DESCRIPTION OF THE TASK | The listing below begins with the first line you should copy; stop after the line containing "const RX = 15;", and drop every picture.

--- begin MATERIAL ---

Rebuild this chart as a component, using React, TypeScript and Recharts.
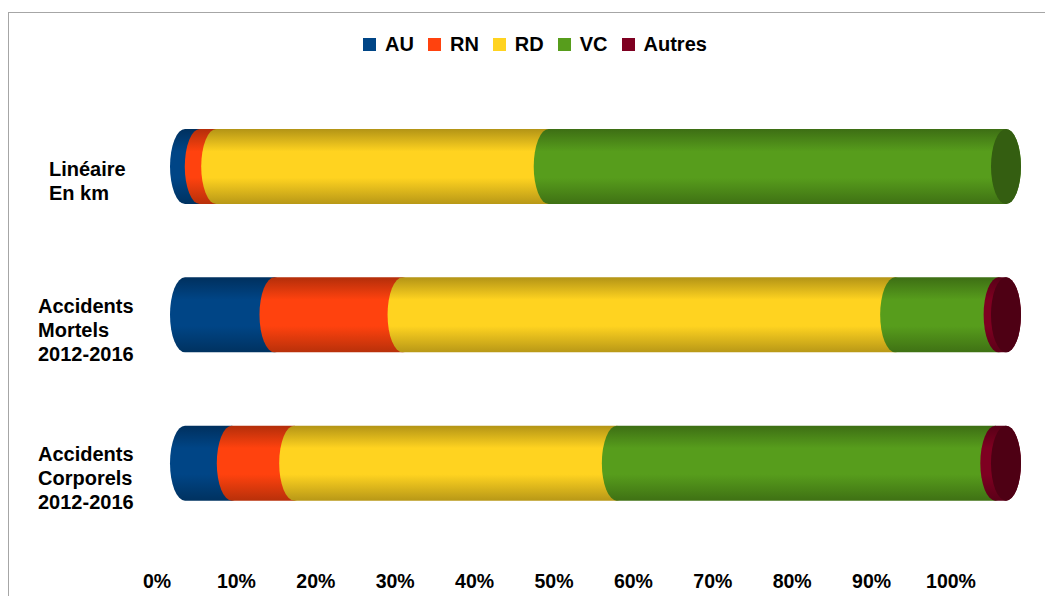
import React from 'react';
import { BarChart, Bar, XAxis, YAxis, Legend } from 'recharts';

const categories = ['Linéaire\nEn km', 'Accidents\nMortels\n2012-2016', 'Accidents\nCorporels\n2012-2016'];
const au = [1.8, 10.9, 5.7];
const rn = [2.0, 15.6, 7.6];
const rd = [40.5, 60.0, 39.3];
const vc = [55.7, 12.6, 46.1];
const autres = [0, 0.9, 1.3];
const xTicks = [0, 10, 20, 30, 40, 50, 60, 70, 80, 90, 100];

const seriesNames = ['AU', 'RN', 'RD', 'VC', 'Autres'];
const colors: Record<string, string> = {
  AU: '#004586',
  RN: '#ff420e',
  RD: '#ffd320',
  VC: '#579d1c',
  Autres: '#7e0021',
};

const data = categories.map((name, i) => ({
  name,
  AU: au[i],
  RN: rn[i],
  RD: rd[i],
  VC: vc[i],
  Autres: autres[i],
}));

const FONT = '"Liberation Sans", Arial, sans-serif';
const RX = 15;

const shade = (hex: string, f: number) => {
  const n = parseInt(hex.slice(1), 16);
  const r = Math.round(((n >> 16) & 255) * f);
  const g = Math.round(((n >> 8) & 255) * f);
  const b = Math.round((n & 255) * f);
  return `rgb(${r},${g},${b})`;
};

const makeShape = (key: string) => (props: any) => {
  const { x, y, width, height, payload, index } = props;
  if (!width || width <= 0) return <g />;
  const c = colors[key];
  const id = `grad-${key}-${index}`;
  const x0 = x;
  const x1 = x + width;
  const ry = height / 2;
  const lastKey = [...seriesNames].reverse().find((k) => payload[k] > 0);
  const d = `M${x0},${y} L${x1},${y} A${RX},${ry} 0 0 1 ${x1},${y + height} L${x0},${y + height} A${RX},${ry} 0 0 1 ${x0},${y} Z`;
  return (
    <g>
      <defs>
        <linearGradient id={id} x1="0" y1="0" x2="0" y2="1">
          <stop offset="0%" stopColor={shade(c, 0.7)} />
          <stop offset="30%" stopColor={c} />
          <stop offset="65%" stopColor={c} />
          <stop offset="100%" stopColor={shade(c, 0.72)} />
        </linearGradient>
      </defs>
      <path d={d} fill={`url(#${id})`} />
      {lastKey === key && (
        <ellipse cx={x1} cy={y + ry} rx={RX} ry={ry} fill={shade(c, key === 'Autres' ? 0.62 : 0.6)} />
      )}
    </g>
  );
};

const YTick = (props: any) => {
  const { y, payload } = props;
  const lines: string[] = String(payload.value).split('\n');
  const w = Math.max(...lines.map((l) => l.length)) * 11;
  const startX = 128 - w;
  return (
    <text x={startX} y={y + 15} fontFamily={FONT} fontSize={20} fontWeight="bold" fill="#000">
      {lines.map((l, i) => (
        <tspan key={i} x={startX} y={y + 15 + (i - (lines.length - 1) / 2) * 24} dominantBaseline="central">
          {l}
        </tspan>
      ))}
    </text>
  );
};

const XTick = (props: any) => {
  const { x, y, payload } = props;
  const lx = 148 + (x - 176) * (794 / 821);
  return (
    <text x={lx} y={y + 36} textAnchor="middle" dominantBaseline="central" fontFamily={FONT} fontSize={19.5} fontWeight="bold" fill="#000">
      {`${payload.value}%`}
    </text>
  );
};

const LegendContent = () => (
  <div style={{ display: 'flex', justifyContent: 'center', paddingLeft: 22, fontFamily: FONT }}>
    {seriesNames.map((k) => (
      <div key={k} style={{ display: 'flex', alignItems: 'center', marginRight: 14 }}>
        <span style={{ display: 'inline-block', width: 13, height: 13, background: colors[k], marginRight: 9 }} />
        <span style={{ fontSize: 20, fontWeight: 'bold', color: '#000' }}>{k}</span>
      </div>
    ))}
  </div>
);

export default function App() {
  return (
    <div style={{ marginTop: 4, width: 1100, height: 600, borderTop: '1px solid #a6a6a6', borderLeft: '1px solid #a6a6a6', background: '#fff' }}>
      <BarChart
        width={1044}
        height={583}
        data={data}
        layout="vertical"
        margin={{ top: 56, right: 47, left: 0, bottom: 0 }}
      >
        <Legend verticalAlign="top" content={<LegendContent />} wrapperStyle={{ top: 20, left: 0, width: 1044 }} />
        <XAxis type="number" domain={[0, 100]} ticks={xTicks} axisLine={false} tickLine={false} height={59} tick={<XTick />} interval={0} />
        <YAxis type="category" dataKey="name" width={176} axisLine={false} tickLine={false} tick={<YTick />} />
        {seriesNames.map((k) => (
          <Bar key={k} dataKey={k} stackId="a" fill={colors[k]} barSize={75} shape={makeShape(k)} isAnimationActive={false} />
        ))}
      </BarChart>
    </div>
  );
}
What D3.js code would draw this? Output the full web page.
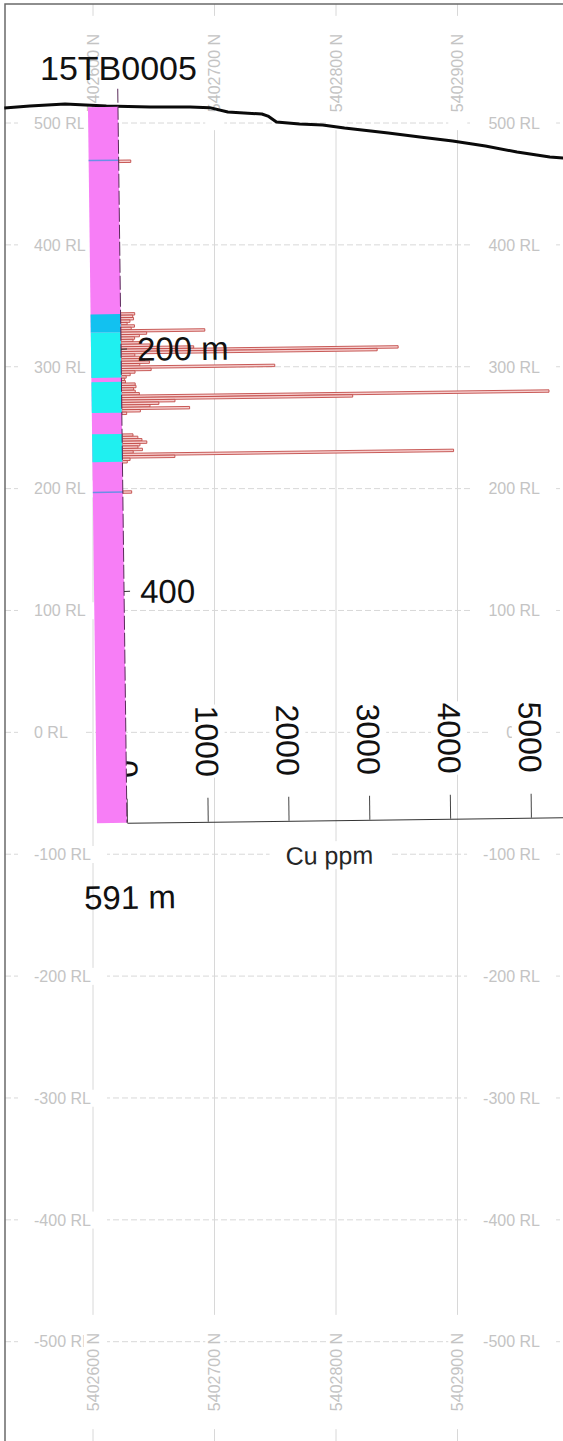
<!DOCTYPE html>
<html><head><meta charset="utf-8">
<script src="https://cdn.jsdelivr.net/npm/d3@7"></script>
<style>html,body{margin:0;padding:0;background:#fff}svg{display:block}</style>
</head><body><svg id="c" width="563" height="1441"></svg>
<script>
// ---------------- data ----------------
const holeId = "15TB0005";
const rlTicks = [500, 400, 300, 200, 100, 0, -100, -200, -300, -400, -500];
const northTicks = [5402600, 5402700, 5402800, 5402900];
const cuTicks = [0, 1000, 2000, 3000, 4000, 5000];
const depthTicks = [200, 400];
const depthTickLabels = ["200 m", "400"];
const cuAxisTitle = "Cu ppm";

const topoNorth = [5402527, 5402548, 5402577, 5402611, 5402647, 5402680, 5402696, 5402711, 5402739, 5402744,
                   5402751, 5402770, 5402789, 5402807, 5402843, 5402869, 5402896, 5402923, 5402949, 5402976, 5402988];
const topoRL    = [512.3, 513.9, 515.6, 513.9, 513.1, 513.1, 512.6, 509.0, 507.4, 505.7,
                   500.8, 499.2, 498.4, 495.9, 491.8, 488.5, 485.2, 481.1, 476.2, 472.1, 471.3];

const collarNorth = 5402608.2, collarRL = 513.1;
const endNorth = 5402615.6, endRL = -74.4;
const holeLength = 591;

const lithFrom = [0, 171, 186, 223.5, 227, 252.5, 270, 293];
const lithTo   = [171, 186, 223.5, 227, 252.5, 270, 293, 591];
const lithCode = ["P", "B", "C", "P", "C", "P", "C", "P"];

const markerDepths = [44, 318];

const cuFrom = [44, 170, 172, 174, 176, 178, 180, 182, 184, 186, 188, 190, 192, 194, 196, 198,
                200, 202, 204, 206, 208, 210, 212, 214, 216, 218, 220, 222, 224, 226, 228, 230,
                232, 234, 236, 238, 240, 242, 244, 246, 248, 250, 252,
                270, 272, 274, 276, 278, 280, 282, 284, 286, 288, 290, 292, 317];
const cuPpm  = [150, 175, 150, 160, 115, 80, 170, 130, 1040, 320, 230, 170, 150, 240, 360, 900,
                3430, 3170, 170, 230, 290, 350, 230, 1900, 370, 170, 110, 60, 40, 50, 170, 180,
                150, 170, 220, 5290, 2860, 660, 460, 350, 840, 230, 60,
                135, 195, 245, 305, 220, 195, 250, 135, 4100, 650, 95, 60, 110];
const cuInterval = 2;

// ---------------- styles ----------------
const FONT = "'Liberation Sans', Arial, Helvetica, sans-serif";
const lithColors = {P: "#f77ef6", B: "#12c1f0", C: "#1ff0f0"};
const gridColor = "#d8d8d8", gridLabelColor = "#c4c4c4";

const svg = d3.select("#c");
const W = 563, H = 1441;

const x = d3.scaleLinear().domain([5402600, 5402900]).range([93, 457.5]);
const y = d3.scaleLinear().domain([500, -500]).range([123, 1341.7]);

// ---------------- grid ----------------
const grid = svg.append("g");
grid.selectAll("line.h").data(rlTicks).join("line").attr("class", "h")
  .attr("x1", 5).attr("x2", W).attr("y1", d => y(d)).attr("y2", d => y(d))
  .attr("stroke", gridColor).attr("stroke-width", 1).attr("stroke-dasharray", "6,3");
grid.selectAll("line.v").data(northTicks).join("line").attr("class", "v")
  .attr("x1", d => x(d)).attr("x2", d => x(d)).attr("y1", 4).attr("y2", H)
  .attr("stroke", gridColor).attr("stroke-width", 1);

function knockText(sel, padX, padY) {
  sel.each(function () {
    const b = this.getBBox();
    d3.select(this.parentNode).insert("rect", () => this)
      .attr("x", b.x - padX).attr("y", b.y - padY)
      .attr("width", b.width + 2 * padX).attr("height", b.height + 2 * padY)
      .attr("fill", "#fff")
      .attr("transform", d3.select(this).attr("transform"));
  });
}

const rlLab = svg.append("g").attr("font-family", FONT).attr("font-size", 16).attr("fill", gridLabelColor);
const lLeft = rlLab.selectAll("text.l").data(rlTicks).join("text").attr("class", "l")
  .attr("x", 34).attr("y", d => y(d)).attr("dy", "0.36em").attr("text-anchor", "start")
  .text(d => d + " RL");
const lRight = rlLab.selectAll("text.r").data(rlTicks).join("text").attr("class", "r")
  .attr("x", 540).attr("y", d => y(d)).attr("dy", "0.36em").attr("text-anchor", "end")
  .text(d => d + " RL");
knockText(lLeft, 16, 0);
knockText(lRight, 16, 0);

const nLab = svg.append("g").attr("font-family", FONT).attr("font-size", 16).attr("fill", gridLabelColor);
[73, 1372].forEach((cy, k) => {
  const t = nLab.selectAll("text.n" + k).data(northTicks).join("text").attr("class", "n" + k)
    .attr("transform", d => `translate(${x(d)},${cy}) rotate(-90)`)
    .attr("text-anchor", "middle").attr("dy", "0.36em")
    .text(d => d + " N");
  knockText(t, 18, 1);
});

// frame
svg.append("path").attr("d", `M5,${H} L5,4 L${W},4`).attr("fill", "none")
  .attr("stroke", "#6a6a6a").attr("stroke-width", 1.5);

// ---------------- topography ----------------
const topo = topoNorth.map((n, i) => [n, topoRL[i]]);
svg.append("path").datum(topo)
  .attr("d", d3.line().x(d => x(d[0])).y(d => y(d[1])))
  .attr("fill", "none").attr("stroke", "#0a0a0a").attr("stroke-width", 3).attr("stroke-linejoin", "round");

// ---------------- drill hole frame ----------------
const p0 = [x(collarNorth), y(collarRL)];
const p1 = [x(endNorth), y(endRL)];
const len = Math.hypot(p1[0] - p0[0], p1[1] - p0[1]);
const ang = Math.atan2(p1[0] - p0[0], p1[1] - p0[1]) * 180 / Math.PI;
const half = 15;

const depth = d3.scaleLinear().domain([0, holeLength]).range([0, len]);
const cuPxPer1000 = 80.8;
const cuMax = 5600;
const cu = d3.scaleLinear().domain([0, cuMax]).range([half, half + cuPxPer1000 * cuMax / 1000]);

const hg = svg.append("g").attr("transform", `translate(${p0[0]},${p0[1]}) rotate(${-ang})`);

// Cu axis
const ax = hg.append("g").attr("transform", `translate(0,${len})`)
  .call(d3.axisTop(cu).tickValues(cuTicks).tickSize(24).tickSizeOuter(0).tickFormat(d3.format("d")));
ax.attr("font-family", FONT).attr("font-size", 32);
ax.select(".domain").attr("stroke", "#333").attr("stroke-width", 1);
ax.selectAll(".tick line").attr("stroke", "#444").attr("stroke-width", 1);
const tt = ax.selectAll(".tick text")
  .attr("fill", "#111").attr("x", 0).attr("y", 0).attr("dy", "0.36em")
  .attr("text-anchor", "end")
  .attr("transform", "translate(0,-45) rotate(90)");
knockText(tt, 1, 0);

const ct = hg.append("text").attr("x", cu(2500)).attr("y", len + 44)
  .attr("text-anchor", "middle").attr("font-family", FONT).attr("font-size", 25).attr("fill", "#262626")
  .text(cuAxisTitle);
knockText(ct, 16, 0);

// Cu bars
const bars = cuFrom.map((f, i) => ({from: f, to: f + cuInterval, v: cuPpm[i]}));
hg.append("g").selectAll("rect").data(bars).join("rect")
  .attr("x", cu(0)).attr("y", d => depth(d.from))
  .attr("width", d => cu(d.v) - cu(0)).attr("height", d => depth(d.to) - depth(d.from))
  .attr("fill", "#f6d0d0").attr("stroke", "#c24a47").attr("stroke-width", 0.9);

// lithology column: base (pink) then intervals on top
hg.append("rect").attr("x", -half).attr("width", 2 * half)
  .attr("y", depth(0)).attr("height", depth(holeLength) - depth(0))
  .attr("fill", lithColors.P);
const lith = lithFrom.map((f, i) => ({from: f, to: lithTo[i], c: lithCode[i]}));
hg.append("g").selectAll("rect").data(lith.filter(d => d.c !== "P")).join("rect")
  .attr("x", -half).attr("width", 2 * half)
  .attr("y", d => depth(d.from)).attr("height", d => depth(d.to) - depth(d.from))
  .attr("fill", d => lithColors[d.c]);

// markers
hg.append("g").selectAll("line").data(markerDepths).join("line")
  .attr("x1", -half).attr("x2", half).attr("y1", d => depth(d)).attr("y2", d => depth(d))
  .attr("stroke", "#6b8fe6").attr("stroke-width", 1.5);

// zero line / trace
hg.append("line").attr("x1", half).attr("x2", half)
  .attr("y1", depth(-15)).attr("y2", depth(holeLength))
  .attr("stroke", "#5a2b5a").attr("stroke-width", 1).attr("stroke-dasharray", "14,3");

// depth ticks + labels
hg.append("g").selectAll("line").data(depthTicks).join("line")
  .attr("x1", half).attr("x2", half + 6).attr("y1", d => depth(d)).attr("y2", d => depth(d))
  .attr("stroke", "#333").attr("stroke-width", 1);
hg.append("g").attr("font-family", FONT).attr("font-size", 33).attr("fill", "#111")
  .selectAll("text").data(depthTicks).join("text")
  .attr("x", half + 16).attr("y", d => depth(d)).attr("dy", "0.36em")
  .text((d, i) => depthTickLabels[i]);

hg.append("text").attr("x", half + 2).attr("y", depth(holeLength) + 86)
  .attr("text-anchor", "middle").attr("font-family", FONT).attr("font-size", 33).attr("fill", "#111")
  .text(holeLength + " m");

// title
svg.append("text").attr("x", p0[0] + half + 0.5).attr("y", p0[1] - 27)
  .attr("text-anchor", "middle").attr("font-family", FONT).attr("font-size", 34).attr("fill", "#111")
  .text(holeId);
</script>
</body></html>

--- end MATERIAL ---

EXPECTED OUTPUT |
Rebuild this chart as a component, using React, TypeScript and Recharts.
import React from 'react';
import { BarChart, Bar, XAxis, YAxis, Legend } from 'recharts';

const categories = ['Linéaire\nEn km', 'Accidents\nMortels\n2012-2016', 'Accidents\nCorporels\n2012-2016'];
const au = [1.8, 10.9, 5.7];
const rn = [2.0, 15.6, 7.6];
const rd = [40.5, 60.0, 39.3];
const vc = [55.7, 12.6, 46.1];
const autres = [0, 0.9, 1.3];
const xTicks = [0, 10, 20, 30, 40, 50, 60, 70, 80, 90, 100];

const seriesNames = ['AU', 'RN', 'RD', 'VC', 'Autres'];
const colors: Record<string, string> = {
  AU: '#004586',
  RN: '#ff420e',
  RD: '#ffd320',
  VC: '#579d1c',
  Autres: '#7e0021',
};

const data = categories.map((name, i) => ({
  name,
  AU: au[i],
  RN: rn[i],
  RD: rd[i],
  VC: vc[i],
  Autres: autres[i],
}));

const FONT = '"Liberation Sans", Arial, sans-serif';
const RX = 15;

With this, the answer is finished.